#### WHAT NEEDS TO BE DONE
Every line containing the word "code" needs to be found and copied.

— START OF GIVEN INFORMATION —

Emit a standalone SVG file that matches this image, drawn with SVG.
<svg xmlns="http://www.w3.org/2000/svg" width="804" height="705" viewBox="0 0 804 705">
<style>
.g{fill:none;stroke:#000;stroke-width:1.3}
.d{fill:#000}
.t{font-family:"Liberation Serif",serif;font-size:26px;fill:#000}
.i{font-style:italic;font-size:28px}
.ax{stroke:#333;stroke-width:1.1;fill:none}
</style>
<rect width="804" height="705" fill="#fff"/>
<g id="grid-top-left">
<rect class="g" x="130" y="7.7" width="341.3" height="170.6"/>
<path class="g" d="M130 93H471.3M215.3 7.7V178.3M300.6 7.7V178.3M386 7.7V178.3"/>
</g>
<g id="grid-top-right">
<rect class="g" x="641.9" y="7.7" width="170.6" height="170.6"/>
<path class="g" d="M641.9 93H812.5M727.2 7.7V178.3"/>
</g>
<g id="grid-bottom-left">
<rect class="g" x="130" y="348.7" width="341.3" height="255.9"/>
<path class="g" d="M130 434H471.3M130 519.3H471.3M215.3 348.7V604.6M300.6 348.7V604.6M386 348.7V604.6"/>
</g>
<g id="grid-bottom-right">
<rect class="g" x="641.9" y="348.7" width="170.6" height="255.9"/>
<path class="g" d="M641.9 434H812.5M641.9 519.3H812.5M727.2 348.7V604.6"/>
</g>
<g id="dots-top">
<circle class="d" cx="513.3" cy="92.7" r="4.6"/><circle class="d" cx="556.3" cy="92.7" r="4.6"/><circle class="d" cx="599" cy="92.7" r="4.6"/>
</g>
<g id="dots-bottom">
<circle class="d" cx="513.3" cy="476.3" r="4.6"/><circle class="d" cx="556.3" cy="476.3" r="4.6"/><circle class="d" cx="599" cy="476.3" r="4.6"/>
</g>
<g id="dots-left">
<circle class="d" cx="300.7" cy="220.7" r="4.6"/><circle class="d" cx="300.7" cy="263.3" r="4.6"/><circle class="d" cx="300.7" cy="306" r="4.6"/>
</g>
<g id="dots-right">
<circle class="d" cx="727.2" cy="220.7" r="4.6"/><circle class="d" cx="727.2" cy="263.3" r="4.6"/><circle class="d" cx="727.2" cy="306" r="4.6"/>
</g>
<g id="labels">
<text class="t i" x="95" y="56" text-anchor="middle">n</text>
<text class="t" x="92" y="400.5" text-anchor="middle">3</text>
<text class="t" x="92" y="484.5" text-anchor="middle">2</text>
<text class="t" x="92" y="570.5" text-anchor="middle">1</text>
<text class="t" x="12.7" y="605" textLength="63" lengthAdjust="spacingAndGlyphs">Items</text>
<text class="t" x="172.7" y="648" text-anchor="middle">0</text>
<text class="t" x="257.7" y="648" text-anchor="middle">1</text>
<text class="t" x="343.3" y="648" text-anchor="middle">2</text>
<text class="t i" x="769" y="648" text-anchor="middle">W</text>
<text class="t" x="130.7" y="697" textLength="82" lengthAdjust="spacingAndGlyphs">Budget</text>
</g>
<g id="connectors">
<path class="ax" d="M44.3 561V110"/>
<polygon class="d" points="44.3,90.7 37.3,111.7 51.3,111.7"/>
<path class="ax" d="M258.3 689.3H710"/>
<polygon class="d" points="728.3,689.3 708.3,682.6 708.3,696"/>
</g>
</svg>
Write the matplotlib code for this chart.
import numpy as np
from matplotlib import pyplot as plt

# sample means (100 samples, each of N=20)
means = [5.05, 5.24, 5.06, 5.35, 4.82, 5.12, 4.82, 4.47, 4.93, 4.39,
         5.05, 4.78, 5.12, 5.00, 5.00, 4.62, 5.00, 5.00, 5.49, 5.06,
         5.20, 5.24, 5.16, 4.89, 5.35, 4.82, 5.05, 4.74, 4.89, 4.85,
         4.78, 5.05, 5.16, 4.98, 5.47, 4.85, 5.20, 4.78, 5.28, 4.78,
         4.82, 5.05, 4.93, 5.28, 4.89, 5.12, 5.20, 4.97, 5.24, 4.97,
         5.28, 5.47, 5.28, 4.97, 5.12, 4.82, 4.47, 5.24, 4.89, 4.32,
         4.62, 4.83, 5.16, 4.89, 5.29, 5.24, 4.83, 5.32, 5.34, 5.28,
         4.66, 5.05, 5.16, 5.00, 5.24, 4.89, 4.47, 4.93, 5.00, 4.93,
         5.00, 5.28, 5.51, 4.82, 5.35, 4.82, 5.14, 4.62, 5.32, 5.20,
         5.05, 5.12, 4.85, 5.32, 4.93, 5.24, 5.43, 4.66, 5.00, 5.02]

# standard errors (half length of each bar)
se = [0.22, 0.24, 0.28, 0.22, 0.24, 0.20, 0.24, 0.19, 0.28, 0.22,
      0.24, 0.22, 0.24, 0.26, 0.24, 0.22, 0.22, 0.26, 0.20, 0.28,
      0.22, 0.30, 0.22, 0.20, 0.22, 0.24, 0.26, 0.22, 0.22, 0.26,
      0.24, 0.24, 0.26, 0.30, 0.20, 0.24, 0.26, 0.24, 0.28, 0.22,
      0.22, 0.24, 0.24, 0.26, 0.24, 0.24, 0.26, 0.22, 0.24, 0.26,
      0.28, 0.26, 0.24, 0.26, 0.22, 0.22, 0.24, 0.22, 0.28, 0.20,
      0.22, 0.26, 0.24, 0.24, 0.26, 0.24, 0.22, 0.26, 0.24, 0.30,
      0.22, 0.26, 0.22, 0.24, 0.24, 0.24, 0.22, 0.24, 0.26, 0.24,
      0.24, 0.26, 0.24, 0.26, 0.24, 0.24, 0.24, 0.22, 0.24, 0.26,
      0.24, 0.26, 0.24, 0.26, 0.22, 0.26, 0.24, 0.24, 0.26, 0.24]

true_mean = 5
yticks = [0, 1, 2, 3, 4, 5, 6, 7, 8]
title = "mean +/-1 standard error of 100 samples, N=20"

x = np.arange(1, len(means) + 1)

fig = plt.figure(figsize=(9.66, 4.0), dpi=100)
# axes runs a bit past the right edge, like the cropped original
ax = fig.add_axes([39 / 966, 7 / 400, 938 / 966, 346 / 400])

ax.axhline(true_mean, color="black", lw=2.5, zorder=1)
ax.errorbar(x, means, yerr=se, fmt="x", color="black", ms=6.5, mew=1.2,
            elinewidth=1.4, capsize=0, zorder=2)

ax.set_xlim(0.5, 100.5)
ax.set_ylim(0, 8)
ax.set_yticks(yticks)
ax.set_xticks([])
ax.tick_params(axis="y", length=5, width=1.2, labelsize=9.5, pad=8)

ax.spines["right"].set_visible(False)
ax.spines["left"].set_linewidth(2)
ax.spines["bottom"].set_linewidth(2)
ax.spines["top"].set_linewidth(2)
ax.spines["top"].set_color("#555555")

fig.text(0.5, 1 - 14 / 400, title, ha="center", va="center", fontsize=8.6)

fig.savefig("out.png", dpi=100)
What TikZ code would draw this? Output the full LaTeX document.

— END OF GIVEN INFORMATION —

#### ANSWER FOR THIS EXERCISE
Write the matplotlib code for this chart.
What TikZ code would draw this? Output the full LaTeX document.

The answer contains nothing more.